Ramsey was asked about the atmosphere in general at the breakfasts.
“Very little policy goes on in those breakfasts,” Ramsey said. “You’re much less likely to be uncivil to a colleague knowing you’re going to have breakfast with him on Wednesday morning.
“I do think it’s the reason we get along better. Governor Bredesen and I have gotten along very well. If we disagree, we disagree agreeably. We don’t throw stones. We don’t get carried away in the rhetoric. We know we’re going to see each other.”
Ramsey said the leadership breakfasts are a tradition that goes back as far as governors Ned McWherter and Lamar Alexander. Mike McWherter has memories of those times.
“I do remember my father participating in those breakfasts with Lamar,” said McWherter, whose father was speaker of the House before succeeding Alexander. “It was always beneficial to understand where everybody was coming from, that kind of casual event where you could sit down and really talk about what your priorities are and what the direction is.
“It’s a concept I would want to continue in my administration.”
McWherter said he remembered being 12 years old when his father went to the Legislature and he saw and respected the Legislature’s role. He recalled that in the 1970s the Republican Party made Ned McWherter an honorary minority leader because he had a bipartisan view and that his father was very proud of the certificate they gave him.

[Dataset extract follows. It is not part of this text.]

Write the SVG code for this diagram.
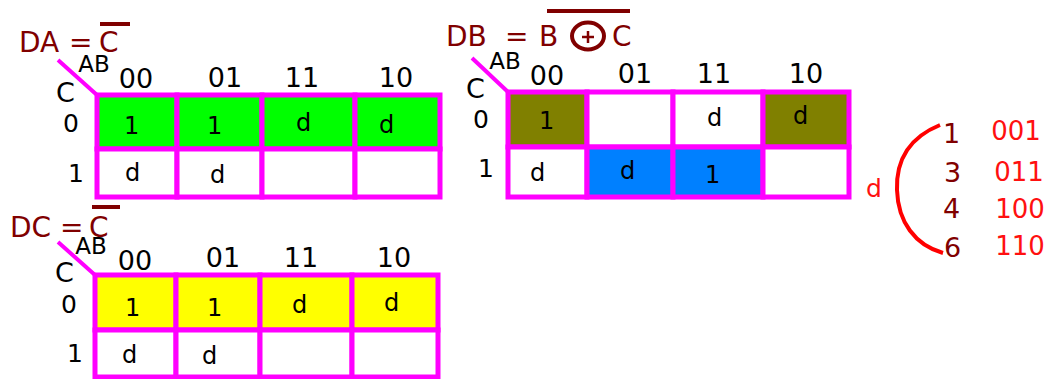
<svg xmlns="http://www.w3.org/2000/svg" width="1052" height="379" viewBox="0 0 1052 379">
<style>
text{font-family:"DejaVu Sans","Liberation Sans",sans-serif;}
.cell{stroke:#ff00ff;stroke-width:5;fill:#ffffff;}
.g{fill:#00ff00;} .y{fill:#ffff00;} .o{fill:#808000;} .b{fill:#0080ff;}
.diag{stroke:#ff00ff;stroke-width:4;}
.t{font-size:24px;fill:#000;}
.hd{font-size:27px;fill:#000;text-anchor:middle;}
.row{font-size:25px;fill:#000;}
.c{font-size:27px;fill:#000;}
.ab{font-size:23px;fill:#000;text-anchor:middle;}
.eq{font-size:28px;fill:#800000;}
.bar{stroke:#800000;stroke-width:4;}
.num{font-size:27px;fill:#800000;}
.code{font-size:26px;fill:#ff1010;text-anchor:middle;}
</style>
<g id="connectors">
<line class="diag" x1="58" y1="60" x2="97" y2="95"/>
<line class="diag" x1="472" y1="58" x2="508" y2="92"/>
<line class="diag" x1="58" y1="242" x2="95" y2="275"/>
<path d="M940,125 C908,138 896,162 897,190 C898,222 915,245 943,253" fill="none" stroke="#ff0000" stroke-width="4"/>
</g>
<g id="mapA">
<text class="eq"><tspan x="19" y="52">DA</tspan><tspan x="69" y="52">=</tspan><tspan x="99" y="52">C</tspan></text>
<line class="bar" x1="100" y1="24" x2="130" y2="24"/>
<text class="ab" x="94" y="72">AB</text>
<text class="c" x="56" y="102">C</text>
<text class="hd" x="136" y="88">00</text>
<text class="hd" x="225" y="87">01</text>
<text class="hd" x="302" y="87">11</text>
<text class="hd" x="396" y="87">10</text>
<text class="row" x="63" y="132">0</text>
<text class="row" x="68" y="182">1</text>
<rect class="cell g" x="97" y="95" width="80" height="54"/>
<rect class="cell g" x="177" y="95" width="85" height="54"/>
<rect class="cell g" x="262" y="95" width="93" height="54"/>
<rect class="cell g" x="355" y="95" width="85" height="54"/>
<rect class="cell" x="97" y="149" width="80" height="48"/>
<rect class="cell" x="177" y="149" width="85" height="48"/>
<rect class="cell" x="262" y="149" width="93" height="48"/>
<rect class="cell" x="355" y="149" width="85" height="48"/>
<text class="t" x="124" y="134">1</text>
<text class="t" x="207" y="134">1</text>
<text class="t" x="296" y="131">d</text>
<text class="t" x="379" y="133">d</text>
<text class="t" x="125" y="181">d</text>
<text class="t" x="210" y="183">d</text>
</g>
<g id="mapB">
<text class="eq"><tspan x="446" y="46">DB</tspan><tspan x="505" y="46">=</tspan><tspan x="539" y="46">B</tspan><tspan x="612" y="46">C</tspan></text>
<ellipse cx="588" cy="36" rx="16" ry="13.5" fill="none" stroke="#800000" stroke-width="4"/>
<line x1="582" y1="37" x2="594" y2="37" stroke="#800000" stroke-width="2.5"/>
<line x1="588" y1="31" x2="588" y2="43" stroke="#800000" stroke-width="2.5"/>
<line class="bar" x1="547" y1="11" x2="630" y2="11"/>
<text class="ab" x="505" y="69">AB</text>
<text class="c" x="466" y="98">C</text>
<text class="hd" x="547" y="85">00</text>
<text class="hd" x="635" y="83">01</text>
<text class="hd" x="714" y="83">11</text>
<text class="hd" x="806" y="83">10</text>
<text class="row" x="473" y="128">0</text>
<text class="row" x="478" y="177">1</text>
<rect class="cell o" x="508" y="92" width="79" height="55"/>
<rect class="cell" x="587" y="92" width="86" height="55"/>
<rect class="cell" x="673" y="92" width="90" height="55"/>
<rect class="cell o" x="763" y="92" width="86" height="55"/>
<rect class="cell" x="508" y="147" width="79" height="50"/>
<rect class="cell b" x="587" y="147" width="86" height="50"/>
<rect class="cell b" x="673" y="147" width="90" height="50"/>
<rect class="cell" x="763" y="147" width="86" height="50"/>
<text class="t" x="539" y="129">1</text>
<text class="t" x="707" y="126">d</text>
<text class="t" x="793" y="124">d</text>
<text class="t" x="530" y="181">d</text>
<text class="t" x="620" y="179">d</text>
<text class="t" x="705" y="183">1</text>
</g>
<g id="dontcare">
<text x="866" y="197" style="font-size:25px;fill:#ff1010">d</text>
<text class="num" x="943" y="143">1</text>
<text class="num" x="944" y="182">3</text>
<text class="num" x="943" y="218">4</text>
<text class="num" x="944" y="257">6</text>
<text class="code" x="1016" y="140">001</text>
<text class="code" x="1019" y="181">011</text>
<text class="code" x="1020" y="218">100</text>
<text class="code" x="1020" y="255">110</text>
</g>
<g id="mapC">
<text class="eq"><tspan x="10" y="237">DC</tspan><tspan x="60" y="237">=</tspan><tspan x="89" y="237">C</tspan></text>
<line class="bar" x1="92" y1="207" x2="120" y2="207"/>
<text class="ab" x="91" y="254">AB</text>
<text class="c" x="55" y="282">C</text>
<text class="hd" x="135" y="270">00</text>
<text class="hd" x="223" y="267">01</text>
<text class="hd" x="301" y="267">11</text>
<text class="hd" x="394" y="267">10</text>
<text class="row" x="61" y="313">0</text>
<text class="row" x="67" y="362">1</text>
<rect class="cell y" x="95" y="275" width="81" height="55"/>
<rect class="cell y" x="176" y="275" width="84" height="55"/>
<rect class="cell y" x="260" y="275" width="92" height="55"/>
<rect class="cell y" x="352" y="275" width="86" height="55"/>
<rect class="cell" x="95" y="330" width="81" height="47"/>
<rect class="cell" x="176" y="330" width="84" height="47"/>
<rect class="cell" x="260" y="330" width="92" height="47"/>
<rect class="cell" x="352" y="330" width="86" height="47"/>
<text class="t" x="125" y="316">1</text>
<text class="t" x="207" y="316">1</text>
<text class="t" x="292" y="313">d</text>
<text class="t" x="384" y="311">d</text>
<text class="t" x="122" y="363">d</text>
<text class="t" x="202" y="364">d</text>
</g>
</svg>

“He demonstrated to me over the years the best way to move Tennessee forward when he was speaker and as governor was to have bipartisan consensus,” McWherter said.
The recent budget debate has cut to the core of political principles. And these are not the best of times economically. Moreover, the next governor and General Assembly are likely to face even tougher budget decisions.
So what would those relationships be like? For his part, if he’s governor, Ramsey said, “I think it would be the best it’s ever been — since the Legislature existed.
“I guess Governor McWherter coming out of the House as speaker had a good relationship with the Legislature. It’s so important to know leaders of the House and Senate and be friends with them. I think that’s one reason I’d be the best governor.”
Ramsey is not the only candidate who feels that way. Knoxville Mayor Bill Haslam, a Republican, sees parallels to that relationship and the one he has now in city government.
“One of the things I learned real quick as mayor is you don’t get anything done without City Council,” Haslam said. “So I spend a lot of time not just on the budget and kind of official things but a lot of going to lunch, coffee, etc., because I want to make certain when issues come up, that’s not the first time we’ve had a serious conversation.”
Government benefits from such an approach, Haslam says.
“In the end, a lot of things wind up being about relationships, not relationships over principle but a lot of times people understand that he really wants to get the best answer instead of getting to his answer,” Haslam said. “Then they’re more willing to sit down and work with you.”
U.S. Rep. Zach Wamp said he has strong support among current legislators but he said it presents a conflict for members at the moment because of Ramsey’s candidacy.
“I’m going to have a really good working relationship with the House and Senate and we’re going to have to be connected at the hip on why our budgets will do what they do and why our state is going to be the most competitive by coming at this from a more austere footprint,” Wamp said.
“We’re going to sort of be bonded together out of necessity.”
Wamp said the governor will need to adapt quickly.
“We’ve got a lot of work to do together,” Wamp said. “The transition is going to need to be quick, because of budget pressures we’re going to face beginning next January when the new governor is sworn in.”
Wamp also said he is prepared for the burden that comes with the role.
“We can’t blame Governor Bredesen. He won’t be there. We’ve got to set the agenda,” Wamp said.
“I will be able to work with whoever the House chooses as speaker and whoever the Senate chooses as their leader/lieutenant governor. But that’s up to them, not up to me. I’ll work with whoever the leadership is in the legislature in a very cooperative way.”